For which $\lambda \in \mathbb{N}$ the equation $x^3 - \lambda x - 2 =0$ has only rational roots?

Question

For which $\lambda \in \mathbb{N}$ the equation $x^3 - \lambda x - 2 =0$ has only rational roots?

My attempt: I start to plug values for $\lambda$ but I only find that $\lambda = 3$ works, but is there any more? I really don't know any method that can solve this problem.

Answer 1

By the Rational Root Theorem, if $p/q$ is a rational root of $x^3 - \lambda x - 2\in \mathbb{Z}[x]$ with $\gcd(p,q)=1$ then $p$ divides $-2$ and $q$ divides $1$, that is $p/q\in\{1,-1,2,-2\}$. Now use these numbers to find the possible values for $\lambda$ and check each case.

Can you take it from here?

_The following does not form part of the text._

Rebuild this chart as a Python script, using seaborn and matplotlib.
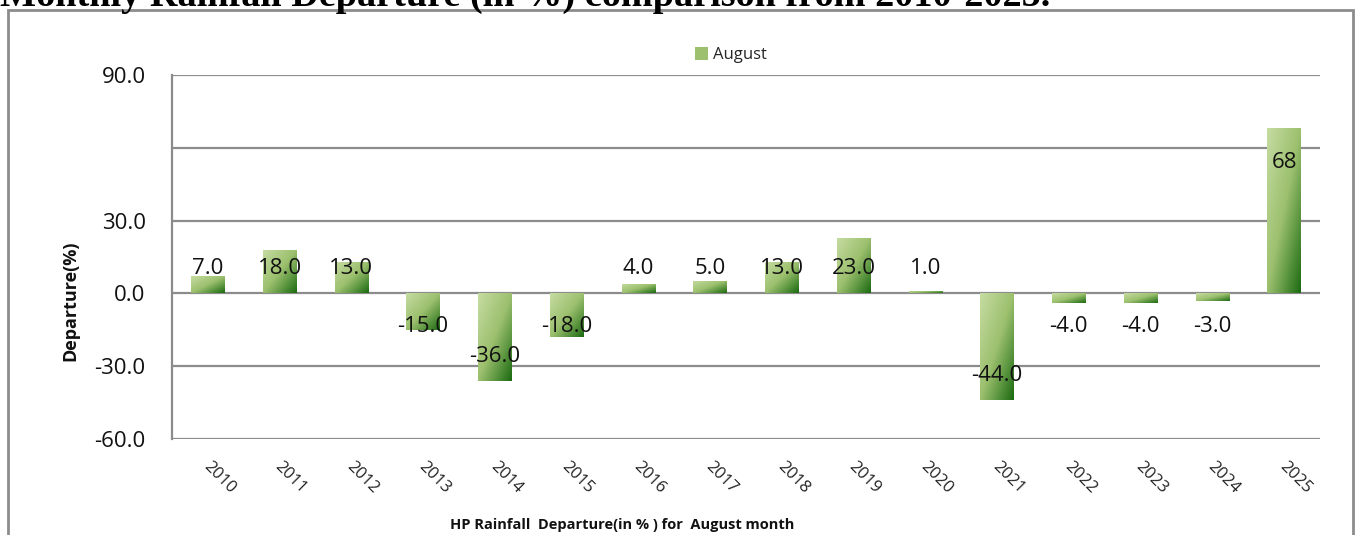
import numpy as np
import pandas as pd
import matplotlib
matplotlib.use("Agg")
from matplotlib import pyplot as plt
from matplotlib.colors import LinearSegmentedColormap
from matplotlib.patches import Rectangle, Patch
from matplotlib.transforms import ScaledTranslation
import seaborn as sns

# data
years = ["2010", "2011", "2012", "2013", "2014", "2015", "2016", "2017",
         "2018", "2019", "2020", "2021", "2022", "2023", "2024", "2025"]
departure = [7.0, 18.0, 13.0, -15.0, -36.0, -18.0, 4.0, 5.0,
             13.0, 23.0, 1.0, -44.0, -4.0, -4.0, -3.0, 68.0]
value_labels = ["7.0", "18.0", "13.0", "-15.0", "-36.0", "-18.0", "4.0", "5.0",
                "13.0", "23.0", "1.0", "-44.0", "-4.0", "-4.0", "-3.0", "68"]
yticks = [-60, -30, 0, 30, 60, 90]
ytick_labels = ["-60.0", "-30.0", "0.0", "30.0", "", "90.0"]

sns.set_theme(style="white")
plt.rcParams['font.family'] = ['Open Sans', 'DejaVu Sans']

W, H = 1361, 535
fig = plt.figure(figsize=(W / 100, H / 100), dpi=100)
ax = fig.add_axes([172 / W, 1 - 439 / H, (1320 - 172) / W, (439 - 75) / H])

df = pd.DataFrame({"year": years, "departure": departure})
sns.barplot(data=df, x="year", y="departure", ax=ax, width=0.47,
            color="#9cbf6c", saturation=1, zorder=3)

# diagonal green gradient inside each bar
cmap = LinearSegmentedColormap.from_list("grn", ["#c6dca2", "#9cc06e", "#1c6b12"])
n = 64
ii, jj = np.mgrid[0:n, 0:n] / (n - 1)
grad = (ii + jj) / 2
for p in ax.patches:
    x0, w = p.get_x(), p.get_width()
    y0, h = p.get_y(), p.get_height()
    lo, hi = min(y0, y0 + h), max(y0, y0 + h)
    im = ax.imshow(grad, cmap=cmap, extent=[x0, x0 + w, lo, hi],
                   aspect="auto", origin="upper", zorder=3, interpolation="bilinear")
    im.set_clip_path(p)
    p.set_facecolor("none")
    p.set_edgecolor("none")

ax.set_xlim(-0.5, len(years) - 0.5)
ax.set_ylim(-60, 90)
ax.set_yticks(yticks)
ax.set_yticklabels(ytick_labels, fontsize=16, color="#111111")
ax.yaxis.grid(True, color="#8c8c8c", lw=1.6)
ax.xaxis.grid(False)
ax.set_axisbelow(True)
for s in ["top", "right", "bottom"]:
    ax.spines[s].set_visible(False)
ax.spines["left"].set_color("#8c8c8c")
ax.spines["left"].set_linewidth(1.6)
ax.tick_params(axis="y", length=0, pad=19)
ax.tick_params(axis="x", length=0, pad=14)
ax.set_xticks(range(len(years)))
ax.set_xticklabels(years, rotation=-45, ha="left", fontsize=12, color="#222222")
off = ScaledTranslation(-0.08, 0, fig.dpi_scale_trans)
for lab in ax.get_xticklabels():
    lab.set_transform(lab.get_transform() + off)
ax.set_xlabel("")
ax.set_ylabel("")

# data labels
for i, (v, lbl) in enumerate(zip(departure, value_labels)):
    if v >= 0:
        ypos = max(10.3, v - 14)
    else:
        ypos = min(-13.6, v + 10)
    ax.text(i, ypos, lbl, ha="center", va="center", fontsize=16,
            color="#111111", zorder=5)

fig.text(70 / W, 1 - 301 / H, "Departure(%)", rotation=90, ha="center", va="center",
         fontsize=13, fontweight="bold", color="#111111")
fig.text(622 / W, 1 - 525 / H, "HP Rainfall  Departure(in % ) for  August month",
         ha="center", va="center", fontsize=10.5, fontweight="bold", color="#111111")

fig.legend(handles=[Patch(facecolor="#9cc06e", edgecolor="none")], labels=["August"],
           loc="center", bbox_to_anchor=(731 / W, 1 - 55 / H), frameon=False,
           fontsize=12, handlelength=0.8, handleheight=0.8, handletextpad=0.3)

fig.text(0.0, 1 - 6 / H, "Monthly Rainfall Departure (in %) comparison from 2010-2025.",
         family="Liberation Serif", fontweight="bold", fontsize=27.5,
         ha="left", va="baseline", color="black")

fig.add_artist(Rectangle((8 / W, -0.05), (1353 - 8) / W, 1 - 10 / H + 0.05,
                         transform=fig.transFigure, fill=False,
                         edgecolor="#8c8c8c", lw=2))

fig.savefig("out.png", dpi=100)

What may we conclude?

Answer 2

Here is a wholly elementary approach.

Rewrite the equation $x(x^2-\lambda)=2$ and let $x=\frac ab$ in lowest terms so that $$a(a^2-\lambda b^2)=2b^3$$

Well if $b\gt 1$ it can't be a factor of either factor on the left (it is co-prime with $a$) - so we have $b=1, a=x$.

So $x(x^2-\lambda)=2$ is an equation in integers, and the only possible integer factors of $2$ are $\pm 1, \pm 2$ so $x$ has to be one of these.

Then $\lambda=\cfrac {x^3-2}{x}$

We obtain $(x,\lambda)=(-2,5); (-1,3); (1,-1); (2,3)$

$\lambda =-1$ is not allowed (but wouldn't work anyway)

For $\lambda =5$ we just have the single root $x=-2$, and this cannot be a triple root because the product of the roots of the cubic must be $2$ and not $-8$.

For $\lambda = 3$ we have the two roots $x=-1, x=2$ and from the sum of the roots (or product of roots) we have the three roots $-1, -1, 2$. So this is the only solution.